> [Given records]
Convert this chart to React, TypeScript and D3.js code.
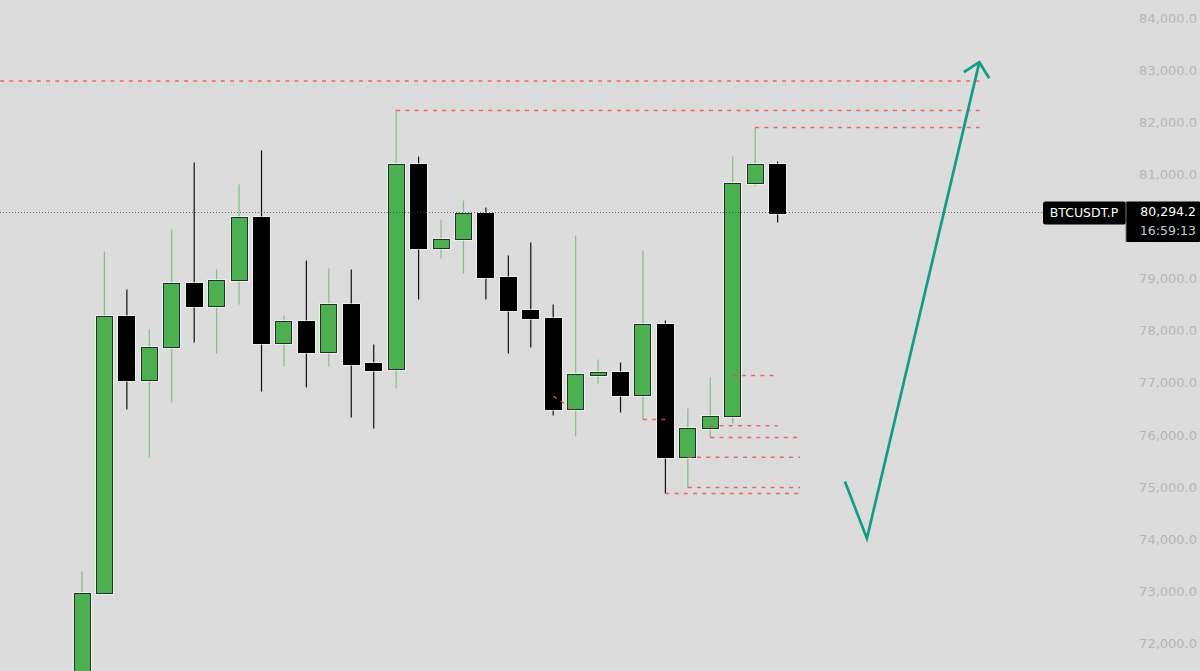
import React, { useEffect, useRef } from 'react'
import * as d3 from 'd3'

const width = 1200
const height = 671

const opens = [71000, 72970, 78288, 77059, 77693, 78922, 78480, 78979, 80189, 77770, 78192, 77597, 78518, 77386, 77270, 81206, 79594, 79766, 80266, 79037, 78403, 78250, 76502, 77155, 77213, 76771, 78134, 75575, 76138, 76368, 80842, 81206]
const highs = [73392, 79536, 78806, 78038, 79958, 81245, 79190, 80822, 81475, 78307, 79363, 79210, 79190, 77750, 82262, 81360, 80150, 80515, 80381, 79459, 79709, 78518, 79843, 77462, 77405, 79555, 78210, 76522, 77117, 81360, 81917, 81264]
const lows = [71000, 72970, 76502, 75581, 76637, 77789, 77578, 78518, 76848, 77328, 76925, 77328, 76349, 76138, 76906, 78614, 79402, 79114, 78614, 77578, 77693, 76387, 75984, 77002, 76445, 76310, 74890, 75005, 75965, 76234, 80784, 80093]
const closes = [72970, 78288, 77059, 77693, 78922, 78480, 78979, 80189, 77770, 78192, 77597, 78518, 77366, 77251, 81206, 79594, 79766, 80266, 79037, 78403, 78250, 76502, 77174, 77213, 76771, 78134, 75575, 76138, 76368, 80842, 81206, 80266]

// 80,000.0 sits behind the price label in the picture, so it is left out
const priceTicks = [84000, 83000, 82000, 81000, 79000, 78000, 77000, 76000, 75000, 74000, 73000, 72000]
const lastPrice = 80294.2
const symbol = 'BTCUSDT.P'
const countdown = '16:59:13'

// level lines: price, from bar, to bar
const levelPrices = [82810, 82243, 81917, 77155, 76190, 75965, 75587, 75005, 74890, 76310]
const levelFrom = [-3.65, 14, 30, 29, 28, 28, 27, 27, 26, 25]
const levelTo = [40, 40, 40, 30.84, 31, 31.9, 32, 32, 32, 26]

// short sloped level at bars 21-22
const slopedBars = [21.01, 21.83]
const slopedPrices = [76758, 76520]

// hand drawn arrow
const arrowBars = [34, 34.98, 39.99]
const arrowPrices = [75120, 74026, 83171]
const headBars = [39.3, 39.99, 40.43]
const headPrices = [82979, 83171, 82863]

export default function App() {
  const svgRef = useRef<SVGSVGElement>(null)

  useEffect(() => {
    if (!svgRef.current) return
    const svg = d3.select(svgRef.current)
    svg.selectAll('*').remove()

    const x = d3.scaleLinear().domain([0, 31]).range([82, 777.6])
    const y = d3.scaleLinear().domain([84000, 72000]).range([19, 644])
    const font = "'DejaVu Sans', sans-serif"
    const bodyW = 16
    const idx = d3.range(opens.length)
    const up = (i: number) => closes[i] >= opens[i]
    const snap = (v: number) => Math.floor(v) + 0.5
    const bodyTop = (i: number) => snap(y(Math.max(opens[i], closes[i])))
    const bodyBottom = (i: number) => snap(y(Math.min(opens[i], closes[i])))

    svg.append('rect').attr('width', width).attr('height', height).attr('fill', '#dcdcdc')

    // wicks
    svg.append('g').selectAll('line').data(idx).join('line')
      .attr('x1', i => x(i)).attr('x2', i => x(i))
      .attr('y1', i => y(highs[i])).attr('y2', i => y(lows[i]))
      .attr('stroke', i => up(i) ? '#7fc082' : '#111')
      .attr('stroke-width', 1.2)

    // light halo round the bodies
    svg.append('g').selectAll('rect').data(idx).join('rect')
      .attr('x', i => snap(x(i) - bodyW / 2) - 1)
      .attr('width', bodyW + 2)
      .attr('y', i => bodyTop(i) - 1)
      .attr('height', i => bodyBottom(i) - bodyTop(i) + 2)
      .attr('fill', 'none')
      .attr('stroke', '#fff')
      .attr('stroke-opacity', 0.55)

    // bodies
    svg.append('g').selectAll('rect').data(idx).join('rect')
      .attr('x', i => snap(x(i) - bodyW / 2))
      .attr('width', bodyW)
      .attr('y', bodyTop)
      .attr('height', i => bodyBottom(i) - bodyTop(i))
      .attr('fill', i => up(i) ? '#4caf50' : '#000')
      .attr('stroke', i => up(i) ? '#24302a' : '#000')
      .attr('stroke-width', 1)

    // last price line
    svg.append('line')
      .attr('x1', 0).attr('x2', 1043)
      .attr('y1', snap(y(lastPrice))).attr('y2', snap(y(lastPrice)))
      .attr('stroke', '#444').attr('stroke-opacity', 0.75)
      .attr('stroke-dasharray', '1 2')

    // levels
    svg.append('g').selectAll('line').data(levelPrices).join('line')
      .attr('x1', (_, i) => x(levelFrom[i])).attr('x2', (_, i) => x(levelTo[i]))
      .attr('y1', d => y(d)).attr('y2', d => y(d))
      .attr('stroke', '#f0474c')
      .attr('stroke-width', 1.4)
      .attr('stroke-opacity', 0.8)
      .attr('stroke-dasharray', '4 5.2')

    svg.append('line')
      .attr('x1', x(slopedBars[0])).attr('x2', x(slopedBars[1]))
      .attr('y1', y(slopedPrices[0])).attr('y2', y(slopedPrices[1]))
      .attr('stroke', '#ef5350').attr('stroke-width', 1.3).attr('stroke-dasharray', '4 5.2')

    // arrow
    const arrow = (bars: number[], prices: number[]) =>
      d3.line<number>().x(d => x(d)).y((_, i) => y(prices[i]))(bars)
    svg.append('g').selectAll('path').data([arrow(arrowBars, arrowPrices), arrow(headBars, headPrices)]).join('path')
      .attr('d', d => d as string)
      .attr('fill', 'none')
      .attr('stroke', '#129c86')
      .attr('stroke-width', 2.7)

    // price scale
    const fmt = d3.format(',.1f')
    svg.append('g').selectAll('text').data(priceTicks).join('text')
      .attr('x', 1197)
      .attr('y', d => y(d) - 0.7)
      .attr('dy', '0.35em')
      .attr('text-anchor', 'end')
      .attr('fill', '#b6b6b6')
      .attr('font-family', font)
      .attr('font-size', 13)
      .text(d => fmt(d))

    // symbol and price labels
    svg.append('rect').attr('x', 1043).attr('y', 201.5).attr('width', 83).attr('height', 23).attr('rx', 2.5).attr('fill', '#000')
    svg.append('rect').attr('x', 1126).attr('y', 201.5).attr('width', 74).attr('height', 40.5).attr('rx', 1).attr('fill', '#000')
    svg.append('line').attr('x1', 1126).attr('x2', 1126).attr('y1', 201.5).attr('y2', 242).attr('stroke', '#777')

    const smallText = (tx: number, ty: number, anchor: string, fill: string, s: string) =>
      svg.append('text').attr('x', tx).attr('y', ty).attr('dy', '0.35em').attr('text-anchor', anchor)
        .attr('fill', fill).attr('font-family', font).attr('font-size', 12.5).text(s)
    smallText(1084, 212.5, 'middle', '#fff', symbol)
    smallText(1196, 212, 'end', '#fff', fmt(lastPrice))
    smallText(1196, 230.5, 'end', '#c8c8c8', countdown)
  }, [])

  return (
    <svg
      ref={svgRef}
      width={width}
      height={height}
      style={{ position: 'absolute', top: 0, left: 0, display: 'block' }}
    />
  )
}
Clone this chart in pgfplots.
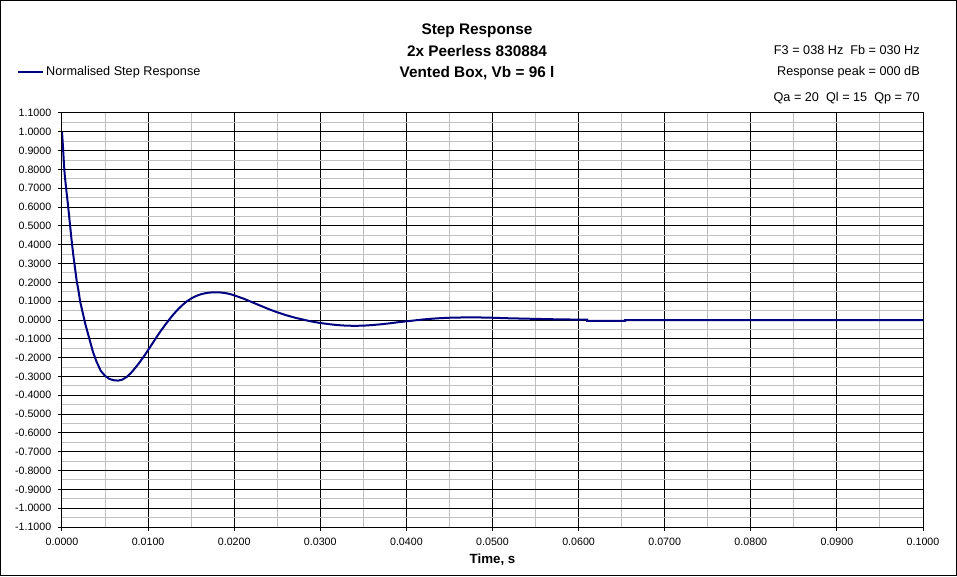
\documentclass[border=0pt]{standalone}
\usepackage{pgfplots}
\pgfplotsset{compat=1.18}
\usepackage{fontspec}
\setmainfont{Liberation Sans}
\definecolor{navyline}{RGB}{0,0,128}
\definecolor{gridgray}{RGB}{192,192,192}
\begin{document}
\begin{tikzpicture}
\begin{axis}[
  at={(0,0)}, anchor=south west,
  width=645.75pt, height=310.5pt, scale only axis,
  xmin=0, xmax=0.1, ymin=-1.1, ymax=1.1,
  xtick={0,0.01,0.02,0.03,0.04,0.05,0.06,0.07,0.08,0.09,0.1},
  xticklabels={0.0000,0.0100,0.0200,0.0300,0.0400,0.0500,0.0600,0.0700,0.0800,0.0900,0.1000},
  ytick={-1.1,-1.0,-0.9,-0.8,-0.7,-0.6,-0.5,-0.4,-0.3,-0.2,-0.1,0,0.1,0.2,0.3,0.4,0.5,0.6,0.7,0.8,0.9,1.0,1.1},
  yticklabels={-1.1000,-1.0000,-0.9000,-0.8000,-0.7000,-0.6000,-0.5000,-0.4000,-0.3000,-0.2000,-0.1000,0.0000,0.1000,0.2000,0.3000,0.4000,0.5000,0.6000,0.7000,0.8000,0.9000,1.0000,1.1000},
  minor x tick num=1, minor y tick num=1,
  grid=both,
  major grid style={black, line width=0.75pt},
  minor grid style={gridgray, line width=0.75pt},
  axis line style={black, line width=0.75pt},
  tick align=outside,
  major tick length=3pt, minor tick length=0pt,
  tick style={black, line width=0.75pt},
  xtick pos=bottom, ytick pos=left,
  ticklabel style={font=\fontsize{8}{9}\selectfont},
  xticklabel style={yshift=-1.5pt},
  yticklabel style={xshift=-1.5pt},
  xlabel={\textbf{Time, s}},
  xlabel style={font=\fontsize{10}{12}\selectfont, at={(axis description cs:0.5,0)}, anchor=base, yshift=-27.2pt},
  legend style={at={(axis description cs:-0.0523,1.099)}, anchor=west, draw=none, fill=none,
    font=\fontsize{9.5}{11}\selectfont, inner sep=0pt, nodes={inner sep=0.5pt},
    /tikz/every odd column/.append style={column sep=1pt}},
  legend image code/.code={\draw[#1] (0pt,0pt) -- (18.75pt,0pt);},
]
\addplot[navyline, line width=1.5pt] coordinates {
(0.0000,1.000) (0.0001,0.93) (0.0002,0.85) (0.0003,0.78) (0.0005,0.69)
(0.0007,0.61) (0.0009,0.52) (0.0011,0.43) (0.0013,0.35) (0.0015,0.28)
(0.0017,0.21) (0.0019,0.16) (0.0021,0.10) (0.0023,0.06) (0.0025,0.02)
(0.0027,-0.02) (0.0030,-0.07) (0.0033,-0.12) (0.0036,-0.17) (0.0040,-0.22)
(0.0045,-0.27) (0.0050,-0.297) (0.0055,-0.313) (0.0060,-0.320) (0.0065,-0.322)
(0.0070,-0.317) (0.0075,-0.303) (0.0080,-0.282) (0.0085,-0.255) (0.0090,-0.226)
(0.0095,-0.194) (0.0100,-0.160) (0.0105,-0.125) (0.0110,-0.090) (0.0115,-0.056)
(0.0120,-0.025) (0.0125,0.005) (0.0130,0.033) (0.0135,0.058) (0.0140,0.080)
(0.0145,0.099) (0.0150,0.114) (0.0155,0.126) (0.0160,0.135) (0.0165,0.141)
(0.0170,0.145) (0.0175,0.147) (0.0180,0.147) (0.0185,0.146) (0.0190,0.143)
(0.0195,0.138) (0.0200,0.131) (0.0210,0.115) (0.0220,0.096) (0.0230,0.077)
(0.0240,0.058) (0.0250,0.041) (0.0260,0.026) (0.0270,0.013) (0.0280,0.002)
(0.0290,-0.008) (0.0300,-0.016) (0.0310,-0.022) (0.0320,-0.027) (0.0330,-0.030)
(0.0340,-0.031) (0.0350,-0.030) (0.0360,-0.027) (0.0370,-0.023) (0.0380,-0.018)
(0.0390,-0.012) (0.0400,-0.007) (0.0410,-0.002) (0.0420,0.003) (0.0430,0.007)
(0.0440,0.010) (0.0450,0.012) (0.0460,0.013) (0.0470,0.014) (0.0480,0.014)
(0.0490,0.013) (0.0500,0.012) (0.0520,0.009) (0.0540,0.007) (0.0560,0.005)
(0.0580,0.003) (0.0610,0.002) (0.0610,-0.004) (0.0654,-0.004) (0.0654,0.000)
(0.0700,0.000) (0.0800,0.000) (0.0900,0.000) (0.1000,0.000)
};
\addlegendentry{Normalised Step Response}
\end{axis}
% titles
\node[anchor=base, font=\fontsize{11.5}{13}\selectfont\bfseries] at (311.25pt,369.5pt) {Step Response};
\node[anchor=base, font=\fontsize{11.5}{13}\selectfont\bfseries] at (311.25pt,353pt) {2x Peerless 830884};
\node[anchor=base, font=\fontsize{11.5}{13}\selectfont\bfseries] at (311.25pt,336.75pt) {Vented Box, Vb = 96 l};
\node[anchor=base east, inner sep=0pt, font=\fontsize{9.5}{11}\selectfont] at (643.5pt,354pt) {F3 = 038 Hz\ \ Fb = 030 Hz};
\node[anchor=base east, inner sep=0pt, font=\fontsize{9.5}{11}\selectfont] at (643.5pt,338.25pt) {Response peak = 000 dB};
\node[anchor=base east, inner sep=0pt, font=\fontsize{9.5}{11}\selectfont] at (643.5pt,319pt) {Qa = 20\ \ Ql = 15\ \ Qp = 70};
% outer frame
\draw[black, line width=0.75pt] (-46.125pt,-36.375pt) rectangle (670.875pt,394.875pt);
\end{tikzpicture}
\end{document}
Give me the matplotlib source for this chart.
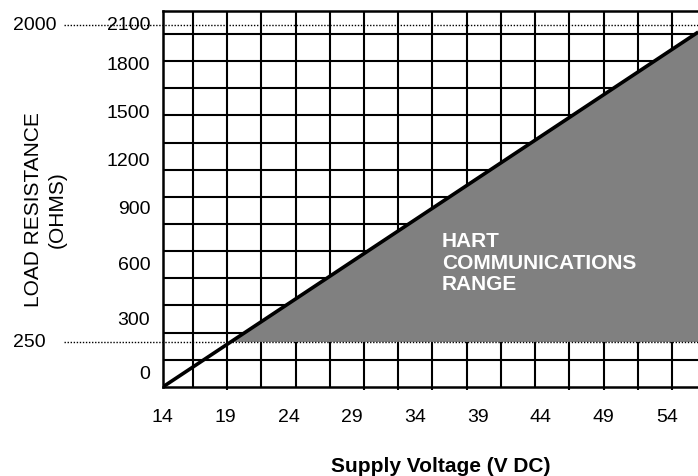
import numpy as np
import matplotlib
matplotlib.use("Agg")
import matplotlib.pyplot as plt

plt.rcParams['font.family'] = ['Liberation Sans', 'DejaVu Sans']

# load line (volts, ohms)
load_volts = [14.0, 56.5]
load_ohms = [0.0, 1960.0]
hart_min_ohms = 250
max_ohms_mark = 2000

x_tick_labels = ['14', '19', '24', '29', '34', '39', '44', '49', '54']
x_tick_values = [14, 19, 24, 29, 34, 39, 44, 49, 54]
y_tick_labels = ['0', '300', '600', '900', '1200', '1500', '1800', '2100']
# where the schematic prints the y labels (not on a linear scale)
y_tick_spots = [83, 381, 690, 994, 1259, 1524, 1794, 2015]

fig = plt.figure(figsize=(6.98, 4.77), dpi=100)
ax = fig.add_axes([0.2332, 0.1866, 0.7668, 0.7882])
ax.set_xlim(14, 56.48)
ax.set_ylim(0, 2076)

# schematic grid
vgrid = np.linspace(16.40, 54.41, 15)
hgrid = np.arange(150, 2000, 150)
ax.vlines(vgrid, 0, 2076, colors='black', lw=1.5, zorder=1)
ax.hlines(hgrid, 14, 56.48, colors='black', lw=1.5, zorder=1)
# little tick stubs below some of the grid lines
stub_idx = [1, 5, 6, 7, 8, 11, 12, 13, 14]
ax.vlines(vgrid[stub_idx], -16, 0, colors='black', lw=1.5, clip_on=False)

# shaded HART range
v = np.array(load_volts)
r = np.array(load_ohms)
ax.fill_between(v, hart_min_ohms, r, where=r >= hart_min_ohms, interpolate=True,
                color='#808080', lw=0, zorder=2)
ax.plot(v, r, color='black', lw=2.6, zorder=4, solid_capstyle='butt')

# dotted limit lines running out to the left labels
for val in (hart_min_ohms, max_ohms_mark):
    ax.plot([6.2, 56.48], [val, val], color='black', lw=1.0,
            linestyle=(0, (1, 1.2)), clip_on=False, zorder=3)
ax.text(-0.239, max_ohms_mark, str(max_ohms_mark), transform=ax.get_yaxis_transform(),
        fontsize=14, ha='center', va='center')
ax.text(-0.25, hart_min_ohms, str(hart_min_ohms), transform=ax.get_yaxis_transform(),
        fontsize=14, ha='center', va='center')

ax.text(36.16, 690, 'HART\nCOMMUNICATIONS\nRANGE', color='white', fontsize=15,
        fontweight='bold', ha='left', va='center', linespacing=1.18, zorder=5)

ax.set_xticks(x_tick_values)
ax.set_xticklabels(x_tick_labels)
ax.set_yticks(y_tick_spots)
ax.set_yticklabels(y_tick_labels)
ax.tick_params(axis='x', length=0, pad=15, labelsize=14)
ax.tick_params(axis='y', length=0, pad=9, labelsize=14)

for side in ('left', 'top', 'bottom'):
    ax.spines[side].set_linewidth(1.8)
    ax.spines[side].set_zorder(6)
ax.spines['right'].set_visible(False)

fig.text(45 / 698, 1 - 210 / 477, 'LOAD RESISTANCE\n(OHMS)', rotation=90,
         fontsize=15, ha='center', va='center', multialignment='center',
         linespacing=1.3)
fig.text(441 / 698, 1 - 467 / 477, 'Supply Voltage (V DC)', fontsize=15,
         fontweight='bold', ha='center', va='center')

fig.savefig('out.png', dpi=100)
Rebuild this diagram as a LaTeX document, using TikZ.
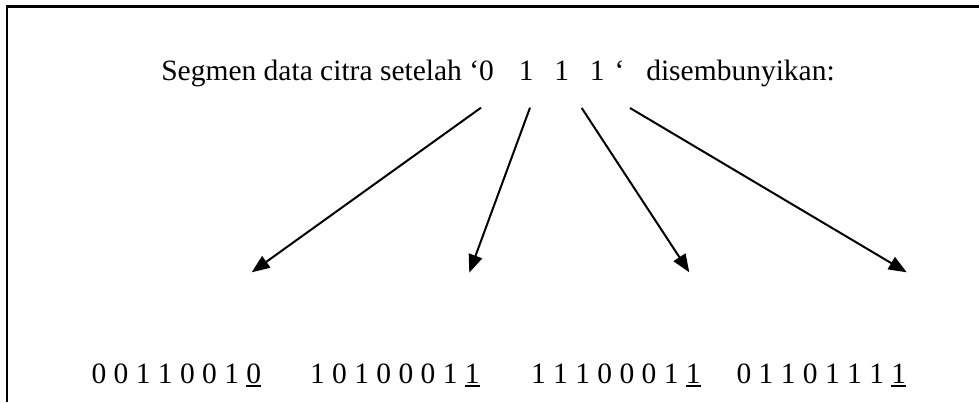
\documentclass[tikz,border=0pt]{standalone}
\usepackage{fontspec}
\setmainfont{Liberation Serif}
\usetikzlibrary{arrows.meta}
\newcommand\myul[1]{\setbox0\hbox{#1}\rlap{\rule[-4pt]{\wd0}{1.8pt}}\box0}
\tikzset{
  frameline/.style={line width=2.5pt},
  txt/.style={inner sep=0pt, anchor=base west, font=\fontsize{29.5}{34}\selectfont},
  arr/.style={line width=2pt, -{Triangle[length=18pt,width=14pt]}}
}
\begin{document}
\begin{tikzpicture}[x=1pt,y=-1pt]
\useasboundingbox (0,0) rectangle (979,402);
\draw[frameline] (7,402) -- (7,6.5) -- (979,6.5);
\node[txt] (title) at (161.1,80) {Segmen data citra setelah ‘0\hspace{25pt}1\hspace{20.75pt}1\hspace{20.75pt}1\hspace{10pt}‘\hspace{21.8pt}disembunyikan:};
\node[txt] (g1) at (91.3,383) {0 0 1 1 0 0 1 \myul{0}};
\node[txt] (g2) at (309.8,383) {1 0 1 0 0 0 1 \myul{1}};
\node[txt] (g3) at (530.8,383) {1 1 1 0 0 0 1 \myul{1}};
\node[txt] (g4) at (736.3,383) {0 1 1 0 1 1 1 \myul{1}};
\coordinate (s1) at (481,107.7);
\coordinate (s2) at (530,107.7);
\coordinate (s3) at (581.7,108);
\coordinate (s4) at (630,108);
\coordinate (t1) at (251.7,272.3);
\coordinate (t2) at (469.3,272.7);
\coordinate (t3) at (689.3,272.3);
\coordinate (t4) at (906.7,272.3);
\draw[arr] (s1) -- (t1);
\draw[arr] (s2) -- (t2);
\draw[arr] (s3) -- (t3);
\draw[arr] (s4) -- (t4);
\end{tikzpicture}
\end{document}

> [Task to complete] Both the line with "Give me the matplotlib source for this chart." and the line with "plt.rcParams['font.family'] = ['Liberation" belong in the copy, along with every line between them; set them down exactly and skip the pictures.

> [Correct answer]
Give me the matplotlib source for this chart.
import numpy as np
import matplotlib
matplotlib.use("Agg")
import matplotlib.pyplot as plt

plt.rcParams['font.family'] = ['Liberation Sans', 'DejaVu Sans']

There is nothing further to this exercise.